Fallimenti aziendali, trend inarrestabile: picco nel 2012

di Francesca Vinciarelli

8 Maggio 2012 15:20

Procedure fallimentari in drammatico aumento dal 2008 ad oggi: oltre 3mila fallimenti in Italia solo nel primo trimestre 2012 (+4,2%): i dati dell'Osservatorio Cerverd sui settori e le aree territoriali più colpite.

Periodo nero per le imprese italiane: nei primi tre mesi del 2012 sono state oltre 3mila le procedure fallimentari avviate, +4,2% rispetto a gennaio-marzo dello scorso anno.  La notizia peggiore è che i fallimenti continuano ad essere in aumento, con un trend inarrestabile che dura da ben quattro anni: dall’aprile del 2008, per 16 trimestri consecutivi, l’Osservatorio Cerved – specializzata nell’analisi dei dati d’impresa e nella valutazione del rischio di credito.

I dati destagionalizzati, che tengono conto dei fenomeni di stagionalità,  rivelano un andamento positivo – con un calo delle procedure fallimentari pari al -1,1% – ma rimangono su livelli ben più alti di quelli registrati prima dell’inizio della crisi economica globale.

Fallimenti per settore

Tra le imprese più penalizzate dalla crisi economica, ancora una volta ci sono quelle dell’Edilizia. L’andamento prosegue similmente a quanto osservato nel 2011, con un ritmo di fallimenti che raggiunge nel 2012 il +8,4% nei primi tre mesi dell’anno.

Nel Terziario la crisi colpisce il 4,1% delle imprese in più rispetto allo scorso anno.

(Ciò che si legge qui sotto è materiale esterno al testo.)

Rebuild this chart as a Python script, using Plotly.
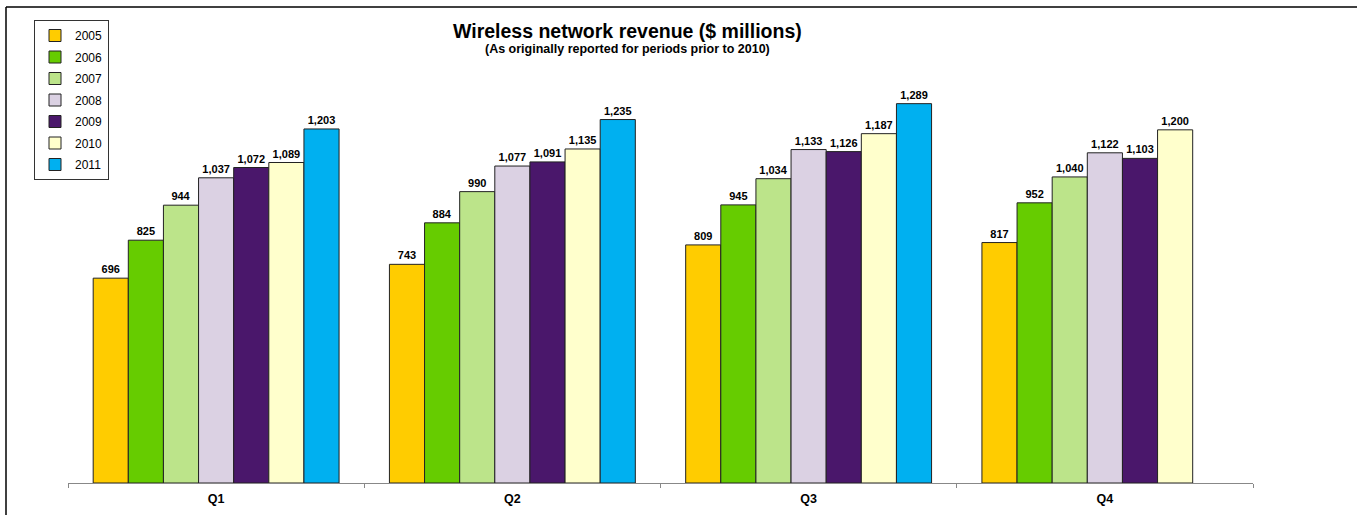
import plotly.graph_objects as go

quarters = ["Q1", "Q2", "Q3", "Q4"]
years = ["2005", "2006", "2007", "2008", "2009", "2010", "2011"]
values = {
    "2005": [696, 743, 809, 817],
    "2006": [825, 884, 945, 952],
    "2007": [944, 990, 1034, 1040],
    "2008": [1037, 1077, 1133, 1122],
    "2009": [1072, 1091, 1126, 1103],
    "2010": [1089, 1135, 1187, 1200],
    "2011": [1203, 1235, 1289, None],
}
colors = {
    "2005": "#FFCC00",
    "2006": "#66CC00",
    "2007": "#BCE48A",
    "2008": "#DBD1E3",
    "2009": "#4A176B",
    "2010": "#FFFFCC",
    "2011": "#00B0F0",
}

FONT = "Arial, Liberation Sans, sans-serif"

fig = go.Figure()
for y in years:
    fig.add_trace(go.Bar(
        name=y, x=quarters, y=values[y],
        legendgroup=y,
        marker=dict(color=colors[y], line=dict(color="#222222", width=1)),
        texttemplate="%{y:,}", textposition="outside",
        textfont=dict(family=FONT, size=11, color="black", weight="bold"),
        cliponaxis=False,
    ))

W, H = 1357, 515
L, R, T, B = 68, 104, 40, 32
pw = W - L - R
ph = H - T - B

def px_x(px):
    return (px - L) / pw

def px_y(py):
    return (H - B - py) / ph

fig.update_layout(
    width=W, height=H,
    margin=dict(l=L, r=R, t=T, b=B, autoexpand=False),
    plot_bgcolor="white", paper_bgcolor="white",
    barmode="group", bargap=0.17, bargroupgap=0,
    font=dict(family=FONT, color="black"),
    showlegend=True,
    legend=dict(
        x=px_x(34), y=px_y(20), xanchor="left", yanchor="top",
        bordercolor="#333333", borderwidth=1, bgcolor="white",
        font=dict(family=FONT, size=12),
        tracegroupgap=2.5, itemwidth=30,
    ),
    xaxis=dict(
        type="category", tickson="boundaries", ticks="outside", ticklen=4,
        tickcolor="#888888", showline=True, linecolor="#888888", linewidth=1,
        tickfont=dict(family=FONT, size=12.5, weight="bold"),
        ticklabelstandoff=4, automargin=False,
        showgrid=False,
    ),
    yaxis=dict(range=[0, ph / 0.2943], visible=False, showgrid=False, zeroline=False,
               automargin=False),
    annotations=[
        dict(text="<b>Wireless network revenue ($ millions)</b>", x=px_x(627), y=px_y(31),
             xref="paper", yref="paper", xanchor="center", yanchor="middle",
             showarrow=False, font=dict(size=19.5, family=FONT)),
        dict(text="<b>(As originally reported for periods prior to 2010)</b>", x=px_x(627), y=px_y(49),
             xref="paper", yref="paper", xanchor="center", yanchor="middle",
             showarrow=False, font=dict(size=12.5, family=FONT)),
    ],
    shapes=[
        dict(type="line", xref="paper", yref="paper", x0=px_x(6), x1=px_x(1360), y0=px_y(7), y1=px_y(7),
             line=dict(color="black", width=1.5)),
        dict(type="line", xref="paper", yref="paper", x0=px_x(6), x1=px_x(6), y0=px_y(7), y1=px_y(520),
             line=dict(color="black", width=1.5)),
    ],
)

fig.write_html(
    "out.html",
    config={"displayModeBar": False},
    post_script="document.body.style.margin='0px'; document.body.style.overflow='hidden';",
)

Note positive invece per l’Industria, dove si registra un calo del -7,2% delle imprese in fallimento, pur rimanendo il settore con il più alto “insolvency ratio”, ovvero il numero di default ogni 10mila imprese: 9,8 punti contro una media del 5,5.

Fallimenti sul territorio

Anche a livello territoriale l’andamento sembra rispecchiare quello già evidenziato nel corso del 2011 con un aumento piuttosto diffuso dei fallimenti in Italia, capeggiati dal Centro con un +12,7%. Una crescita ben superiore a quella del Mezzogiorno e nelle Isole (+6,5%) e del Nord Ovest (+4,9%).

Migliora la situazione invece nel Nord Est, dove i fallimenti sono scesi del -8,8%, soprattutto per effetto del miglior andamento del Veneto (-12,3%), regione tra le più colpite dal fenomeno dei suicidi degli imprenditori subissati dai debiti, e in Emilia Romagna (-12,2%).

L’aumento dei fallimenti è invece particolarmente intenso nel Centro Italia (+12,7%), maggiore rispetto alla media di Mezzogiorno e Isole (+6,5%) e Nord Ovest (+4,9%).

Fallimenti per tipologia d’impresa

A chiudere i battenti più spesso sono le società di capitale, tre imprese che falliscono su quattro infatti hanno questa forma giuridica. La causa spesso risiede nella difficoltà di depositare un bilancio valido tre anni prima della procedura (+13,2%).

In aumento del 9,9% poi i default tra le piccole imprese con un attivo compreso tra 2 e10 milioni di euro. In difficoltà anche le microimprese con un attivo inferiore a 2 milioni di euro, i cui fallimenti crescono anche se con un ritmo meno serrato: +2,5%. Le medie imprese, con un attivo compreso tra 10 e 50 milioni di euro, chiudono il 5,6% in più rispetto allo scorso anno.

Disciplina fallimentare

Le difficoltà delle imprese, spiega il Cerved, «sono ulteriormente inasprite dai lunghi tempi dei tribunali: il 17,3% dei fallimenti chiusi nel 2011 fa riferimento a aziende che hanno portato i libri in tribunale prima del 1996 e il 36,4% a imprese che lo avevano fatto precedentemente al 2001».

«La riforma della disciplina fallimentare doveva ridurre il carico di lavoro dei tribunali, escludendo le microimprese dall’ambito di applicazione della legge. L’ondata di nuovi fallimenti aperti a seguito della crisi ne ha però neutralizzato gli effetti: in media, i creditori devono aspettare per la ripartizione dell’attivo circa nove anni dalla dichiarazione del fallimento», ha ulteriormente precisato Gianandrea De Bernardis, amministratore delegato di Cerved Group.